THE ENGLISH COLLEGE ROME (Part 1)



In Penal Times, when Catholicism was outlawed and seminaries closed, it was the intention of the Establishment that Catholicism would die out in this country. They reasoned that if there were no priests to celebrate holy Mass, to preach, and teach the faith, then it would be completely eradicated. Alas, the authorities reckoned without such as Cardinal William Allen!

Cardinal Allen’s solution to the lack of priests in England was to found seminaries on the continent for the education and training of boys and young men from that wounded country. The first of these seminaries was founded at Douai in Flanders in 1568. Then, in 1576, The Cardinal converted the English Hospice in Rome into a seminary and its first students arrived in 1577. Since this was a time of persecution in their homeland, it was expedient that the students assumed an alias.
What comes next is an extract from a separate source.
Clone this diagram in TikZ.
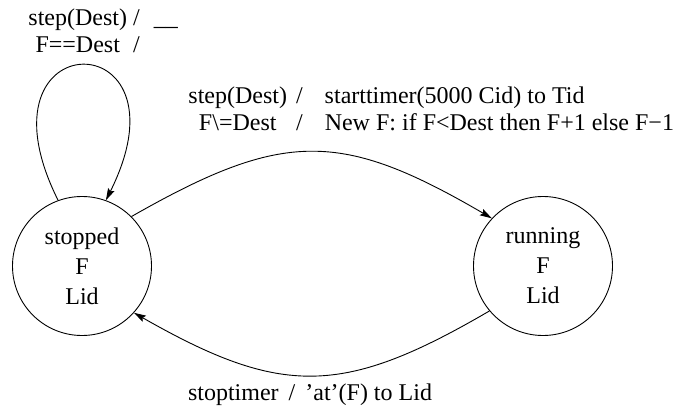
\documentclass[tikz,border=0pt]{standalone}
\usepackage{fontspec}
\setmainfont{Liberation Serif}
\usetikzlibrary{arrows.meta}

\tikzset{
	state/.style={circle, draw, minimum size=139pt, inner sep=0pt, align=center,
		font=\fontsize{24}{30}\selectfont},
	trans/.style={-{Stealth[length=12pt, width=7pt, inset=2pt]}},
	guard/.style={inner sep=0pt, font=\fontsize{24}{27}\selectfont}
}

\begin{document}
\begin{tikzpicture}[x=1pt, y=-1pt, line width=0.9pt]
	\useasboundingbox (0,0) rectangle (677,414);
	\node[state] (stopped) at (82,266) {stopped\\F\\Lid};
	\node[state] (running) at (543,266) {running\\F\\Lid};
	\draw[trans] (stopped.110) .. controls +(-90,-180) and +(90,-180) .. (stopped.70);
	\draw[trans] (stopped.45) to[bend left=30, looseness=1.24] (running.137);
	\draw[trans] (running.220) to[bend left=30, looseness=1.22] (stopped.318);
	\node[guard, anchor=west] (loopguard) at (28,33.5)
		{\begin{tabular}{@{}c@{\hspace{6pt}}c@{\hspace{14pt}}l@{}}
			step(Dest) & / & \_\_\\
			F==Dest & / &
		\end{tabular}};
	\node[guard, anchor=west] (goguard) at (188,112)
		{\begin{tabular}{@{}c@{\hspace{9pt}}c@{\hspace{22pt}}l@{}}
			step(Dest) & / & starttimer(5000 Cid) to Tid\\
			F\textbackslash=Dest & / & New F: if F<Dest then F+1 else F−1
		\end{tabular}};
	\node[guard] (stopguard) at (310,395) {stoptimer\hspace{10pt}/\hspace{10pt}'at'(F) to Lid};
\end{tikzpicture}
\end{document}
David Lewis entered the English College in 1638, when he was 21 years old, and assumed the alias of Charles Baker. He was ordained there in July 1642.

Many of the students at the English College had volunteered for the ‘English Mission’. After ordination they would return home to minister to their beleaguered Catholic countrymen who, despite Government hopes and penalties, clung resolutely to the Old Faith! The priests undertook this mission in the full knowledge that the rest of their days would be spent in peril, finding shelter where they could and tending to their flocks amid the ever present dangers of betrayal, arrest and execution.

The College produced a long line of priests who, for their faith, suffered imprisonment or exile. More than forty former students were martyred. The first, or protomartyr, was St Ralph Sherwin who was hanged, drawn and quartered at Tyburn on 1st December 1581. The last alumnus to suffer martyrdom was St David Lewis who was executed at Usk on 27th August 1679. Because of its many martyrs, the College has been known as The Venerable English College since 1818.